» Dataset extract
----------------

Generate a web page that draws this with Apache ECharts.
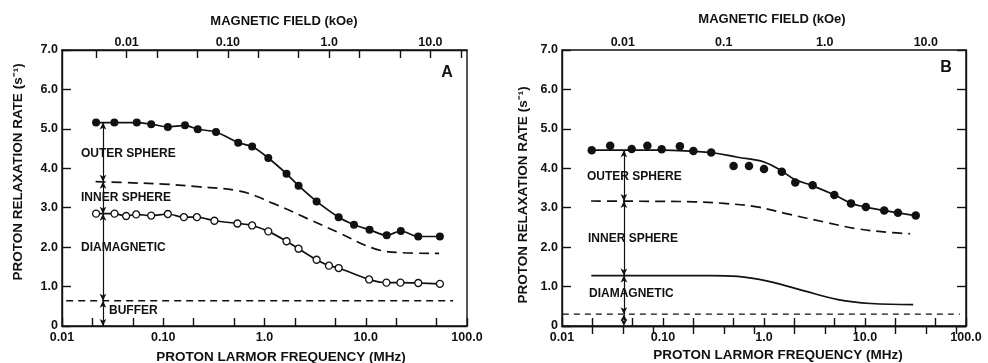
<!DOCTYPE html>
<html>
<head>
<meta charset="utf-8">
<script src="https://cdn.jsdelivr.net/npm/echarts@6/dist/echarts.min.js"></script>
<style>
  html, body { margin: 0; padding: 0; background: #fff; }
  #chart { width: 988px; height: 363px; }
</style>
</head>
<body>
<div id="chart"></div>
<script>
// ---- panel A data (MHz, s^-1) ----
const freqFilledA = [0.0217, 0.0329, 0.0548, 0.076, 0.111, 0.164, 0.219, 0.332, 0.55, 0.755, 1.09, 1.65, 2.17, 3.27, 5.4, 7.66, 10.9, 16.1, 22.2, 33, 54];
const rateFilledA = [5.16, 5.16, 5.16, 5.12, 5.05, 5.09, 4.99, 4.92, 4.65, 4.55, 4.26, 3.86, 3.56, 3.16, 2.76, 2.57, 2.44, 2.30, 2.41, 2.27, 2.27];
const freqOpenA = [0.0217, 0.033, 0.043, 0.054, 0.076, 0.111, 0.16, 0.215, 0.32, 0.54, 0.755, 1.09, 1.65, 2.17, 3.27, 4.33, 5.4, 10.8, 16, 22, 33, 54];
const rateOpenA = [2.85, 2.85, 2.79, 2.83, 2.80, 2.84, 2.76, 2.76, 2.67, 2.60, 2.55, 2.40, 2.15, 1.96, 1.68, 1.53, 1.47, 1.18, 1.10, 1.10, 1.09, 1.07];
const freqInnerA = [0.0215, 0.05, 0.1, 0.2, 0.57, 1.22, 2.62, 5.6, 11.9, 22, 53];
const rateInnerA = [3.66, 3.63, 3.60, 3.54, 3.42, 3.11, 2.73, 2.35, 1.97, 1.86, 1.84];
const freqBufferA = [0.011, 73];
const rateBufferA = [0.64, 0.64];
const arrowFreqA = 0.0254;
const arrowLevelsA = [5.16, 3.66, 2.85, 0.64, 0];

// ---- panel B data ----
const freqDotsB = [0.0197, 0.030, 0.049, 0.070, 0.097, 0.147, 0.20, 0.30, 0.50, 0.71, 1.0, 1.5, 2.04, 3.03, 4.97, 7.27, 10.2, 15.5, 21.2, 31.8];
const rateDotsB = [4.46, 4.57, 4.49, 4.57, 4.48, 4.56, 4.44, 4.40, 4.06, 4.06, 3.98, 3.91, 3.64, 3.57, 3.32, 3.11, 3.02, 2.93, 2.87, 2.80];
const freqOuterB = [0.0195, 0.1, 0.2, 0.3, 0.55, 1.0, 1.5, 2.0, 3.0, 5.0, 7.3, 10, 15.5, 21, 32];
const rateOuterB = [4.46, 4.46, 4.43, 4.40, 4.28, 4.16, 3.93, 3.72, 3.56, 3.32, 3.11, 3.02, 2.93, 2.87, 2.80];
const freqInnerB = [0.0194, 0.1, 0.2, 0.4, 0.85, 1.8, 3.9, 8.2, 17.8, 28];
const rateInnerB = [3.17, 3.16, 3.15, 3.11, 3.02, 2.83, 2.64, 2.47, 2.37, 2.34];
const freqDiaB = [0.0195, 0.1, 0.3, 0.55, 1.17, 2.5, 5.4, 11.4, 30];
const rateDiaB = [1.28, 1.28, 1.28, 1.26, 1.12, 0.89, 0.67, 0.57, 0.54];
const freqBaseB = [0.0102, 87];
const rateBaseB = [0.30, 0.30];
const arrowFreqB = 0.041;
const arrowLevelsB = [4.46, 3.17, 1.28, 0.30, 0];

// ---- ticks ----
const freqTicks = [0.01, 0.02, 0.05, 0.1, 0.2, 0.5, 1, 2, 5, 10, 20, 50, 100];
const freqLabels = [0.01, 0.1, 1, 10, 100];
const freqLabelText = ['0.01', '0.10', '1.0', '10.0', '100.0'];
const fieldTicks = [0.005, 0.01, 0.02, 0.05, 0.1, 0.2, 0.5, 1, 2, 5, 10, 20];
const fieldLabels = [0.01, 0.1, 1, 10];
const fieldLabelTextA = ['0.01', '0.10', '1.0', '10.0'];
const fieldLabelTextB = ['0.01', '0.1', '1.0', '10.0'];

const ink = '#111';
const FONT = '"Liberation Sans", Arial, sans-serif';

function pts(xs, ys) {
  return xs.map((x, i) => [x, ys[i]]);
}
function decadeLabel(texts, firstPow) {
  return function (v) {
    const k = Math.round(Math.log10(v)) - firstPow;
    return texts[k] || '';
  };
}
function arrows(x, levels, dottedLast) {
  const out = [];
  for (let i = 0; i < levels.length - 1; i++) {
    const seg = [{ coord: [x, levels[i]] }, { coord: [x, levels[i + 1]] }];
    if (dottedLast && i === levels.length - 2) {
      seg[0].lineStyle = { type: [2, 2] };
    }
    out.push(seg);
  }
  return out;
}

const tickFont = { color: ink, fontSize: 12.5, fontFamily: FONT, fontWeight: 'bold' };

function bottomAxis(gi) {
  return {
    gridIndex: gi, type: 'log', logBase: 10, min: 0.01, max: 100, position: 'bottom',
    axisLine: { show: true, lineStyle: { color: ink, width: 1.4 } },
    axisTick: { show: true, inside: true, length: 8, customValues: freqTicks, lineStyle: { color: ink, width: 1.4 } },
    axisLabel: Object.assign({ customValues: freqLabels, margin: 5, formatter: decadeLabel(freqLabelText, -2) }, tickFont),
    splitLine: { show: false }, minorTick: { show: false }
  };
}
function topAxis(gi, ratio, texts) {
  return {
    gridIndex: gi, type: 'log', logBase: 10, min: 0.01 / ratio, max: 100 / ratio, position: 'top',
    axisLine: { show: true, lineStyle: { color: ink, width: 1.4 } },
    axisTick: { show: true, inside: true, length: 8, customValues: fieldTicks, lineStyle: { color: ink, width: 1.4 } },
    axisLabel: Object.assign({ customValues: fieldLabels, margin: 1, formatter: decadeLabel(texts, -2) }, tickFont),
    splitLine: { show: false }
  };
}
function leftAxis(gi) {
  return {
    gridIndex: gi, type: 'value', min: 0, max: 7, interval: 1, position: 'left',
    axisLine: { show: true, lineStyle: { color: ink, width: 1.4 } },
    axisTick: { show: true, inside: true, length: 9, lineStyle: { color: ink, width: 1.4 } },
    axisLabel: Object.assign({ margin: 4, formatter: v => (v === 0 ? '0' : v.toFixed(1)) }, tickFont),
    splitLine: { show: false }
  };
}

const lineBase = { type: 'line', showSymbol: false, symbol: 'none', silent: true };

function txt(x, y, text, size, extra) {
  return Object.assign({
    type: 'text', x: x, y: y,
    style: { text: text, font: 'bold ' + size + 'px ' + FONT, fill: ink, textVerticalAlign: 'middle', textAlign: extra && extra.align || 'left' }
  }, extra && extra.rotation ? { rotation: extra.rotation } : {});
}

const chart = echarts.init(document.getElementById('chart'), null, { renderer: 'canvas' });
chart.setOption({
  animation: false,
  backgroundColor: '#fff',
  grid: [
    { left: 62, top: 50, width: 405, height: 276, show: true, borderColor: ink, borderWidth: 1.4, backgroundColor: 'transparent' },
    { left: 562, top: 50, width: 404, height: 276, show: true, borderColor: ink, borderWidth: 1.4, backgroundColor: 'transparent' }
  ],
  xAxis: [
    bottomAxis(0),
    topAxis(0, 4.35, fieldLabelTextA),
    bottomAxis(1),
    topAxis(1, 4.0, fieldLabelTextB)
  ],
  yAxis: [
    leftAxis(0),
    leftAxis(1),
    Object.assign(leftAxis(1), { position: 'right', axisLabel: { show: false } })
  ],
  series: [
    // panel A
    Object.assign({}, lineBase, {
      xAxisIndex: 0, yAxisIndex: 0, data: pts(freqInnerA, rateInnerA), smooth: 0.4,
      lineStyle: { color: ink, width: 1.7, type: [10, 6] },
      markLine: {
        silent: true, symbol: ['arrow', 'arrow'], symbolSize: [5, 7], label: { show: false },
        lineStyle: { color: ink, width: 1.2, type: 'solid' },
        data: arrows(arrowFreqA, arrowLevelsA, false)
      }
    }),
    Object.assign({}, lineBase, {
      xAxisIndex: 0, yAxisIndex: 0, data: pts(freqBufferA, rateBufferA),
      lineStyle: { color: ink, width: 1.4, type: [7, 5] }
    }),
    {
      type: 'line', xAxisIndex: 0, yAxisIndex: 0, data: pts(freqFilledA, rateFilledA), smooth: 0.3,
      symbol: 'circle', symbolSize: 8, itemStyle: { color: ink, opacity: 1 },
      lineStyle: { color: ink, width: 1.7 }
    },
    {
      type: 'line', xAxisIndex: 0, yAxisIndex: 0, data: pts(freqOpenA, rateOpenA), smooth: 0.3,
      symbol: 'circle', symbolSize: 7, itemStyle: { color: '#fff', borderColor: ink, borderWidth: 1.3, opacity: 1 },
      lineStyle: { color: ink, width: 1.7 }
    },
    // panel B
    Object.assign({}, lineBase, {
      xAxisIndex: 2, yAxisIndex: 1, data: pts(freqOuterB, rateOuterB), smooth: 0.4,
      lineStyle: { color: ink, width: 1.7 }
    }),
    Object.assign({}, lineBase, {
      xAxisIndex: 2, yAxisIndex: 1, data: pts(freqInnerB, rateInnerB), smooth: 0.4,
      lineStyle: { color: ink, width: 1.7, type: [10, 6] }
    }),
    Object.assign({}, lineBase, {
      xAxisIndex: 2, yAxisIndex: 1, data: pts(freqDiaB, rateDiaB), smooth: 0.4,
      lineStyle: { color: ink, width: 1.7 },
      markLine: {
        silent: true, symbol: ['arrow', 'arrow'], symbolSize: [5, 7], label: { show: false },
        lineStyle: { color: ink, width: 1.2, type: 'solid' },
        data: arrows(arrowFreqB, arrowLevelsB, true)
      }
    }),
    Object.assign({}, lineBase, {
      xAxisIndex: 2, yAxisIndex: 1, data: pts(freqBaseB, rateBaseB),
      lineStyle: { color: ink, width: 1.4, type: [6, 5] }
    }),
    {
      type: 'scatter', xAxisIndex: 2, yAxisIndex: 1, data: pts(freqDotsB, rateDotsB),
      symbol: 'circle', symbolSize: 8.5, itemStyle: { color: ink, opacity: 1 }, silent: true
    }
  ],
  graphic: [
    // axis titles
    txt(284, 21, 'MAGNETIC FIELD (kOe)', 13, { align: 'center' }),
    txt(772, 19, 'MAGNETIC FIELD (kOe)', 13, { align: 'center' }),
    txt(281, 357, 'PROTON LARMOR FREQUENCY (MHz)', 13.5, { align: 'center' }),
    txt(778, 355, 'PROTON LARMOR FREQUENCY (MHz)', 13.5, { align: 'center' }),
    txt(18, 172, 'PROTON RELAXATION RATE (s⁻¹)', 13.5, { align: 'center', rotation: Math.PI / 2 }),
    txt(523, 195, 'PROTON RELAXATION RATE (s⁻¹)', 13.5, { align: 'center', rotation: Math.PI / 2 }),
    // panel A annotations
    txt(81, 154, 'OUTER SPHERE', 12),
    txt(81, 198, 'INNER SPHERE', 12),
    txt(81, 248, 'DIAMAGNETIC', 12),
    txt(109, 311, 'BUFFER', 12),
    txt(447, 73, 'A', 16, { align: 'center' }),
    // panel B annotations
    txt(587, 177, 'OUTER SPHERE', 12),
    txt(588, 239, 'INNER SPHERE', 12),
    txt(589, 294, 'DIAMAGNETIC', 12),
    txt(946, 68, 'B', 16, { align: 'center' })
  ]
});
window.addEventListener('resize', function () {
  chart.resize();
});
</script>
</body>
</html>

----------------

» Work instructions
Please reproduce the listing exactly from its opening line through the line that contains "const arrowLevelsA = [5.16, 3.66, 2.85, 0.64, 0];", both included, with all pictures omitted.

» Completed exercise
Generate a web page that draws this with Apache ECharts.
<!DOCTYPE html>
<html>
<head>
<meta charset="utf-8">
<script src="https://cdn.jsdelivr.net/npm/echarts@6/dist/echarts.min.js"></script>
<style>
  html, body { margin: 0; padding: 0; background: #fff; }
  #chart { width: 988px; height: 363px; }
</style>
</head>
<body>
<div id="chart"></div>
<script>
// ---- panel A data (MHz, s^-1) ----
const freqFilledA = [0.0217, 0.0329, 0.0548, 0.076, 0.111, 0.164, 0.219, 0.332, 0.55, 0.755, 1.09, 1.65, 2.17, 3.27, 5.4, 7.66, 10.9, 16.1, 22.2, 33, 54];
const rateFilledA = [5.16, 5.16, 5.16, 5.12, 5.05, 5.09, 4.99, 4.92, 4.65, 4.55, 4.26, 3.86, 3.56, 3.16, 2.76, 2.57, 2.44, 2.30, 2.41, 2.27, 2.27];
const freqOpenA = [0.0217, 0.033, 0.043, 0.054, 0.076, 0.111, 0.16, 0.215, 0.32, 0.54, 0.755, 1.09, 1.65, 2.17, 3.27, 4.33, 5.4, 10.8, 16, 22, 33, 54];
const rateOpenA = [2.85, 2.85, 2.79, 2.83, 2.80, 2.84, 2.76, 2.76, 2.67, 2.60, 2.55, 2.40, 2.15, 1.96, 1.68, 1.53, 1.47, 1.18, 1.10, 1.10, 1.09, 1.07];
const freqInnerA = [0.0215, 0.05, 0.1, 0.2, 0.57, 1.22, 2.62, 5.6, 11.9, 22, 53];
const rateInnerA = [3.66, 3.63, 3.60, 3.54, 3.42, 3.11, 2.73, 2.35, 1.97, 1.86, 1.84];
const freqBufferA = [0.011, 73];
const rateBufferA = [0.64, 0.64];
const arrowFreqA = 0.0254;
const arrowLevelsA = [5.16, 3.66, 2.85, 0.64, 0];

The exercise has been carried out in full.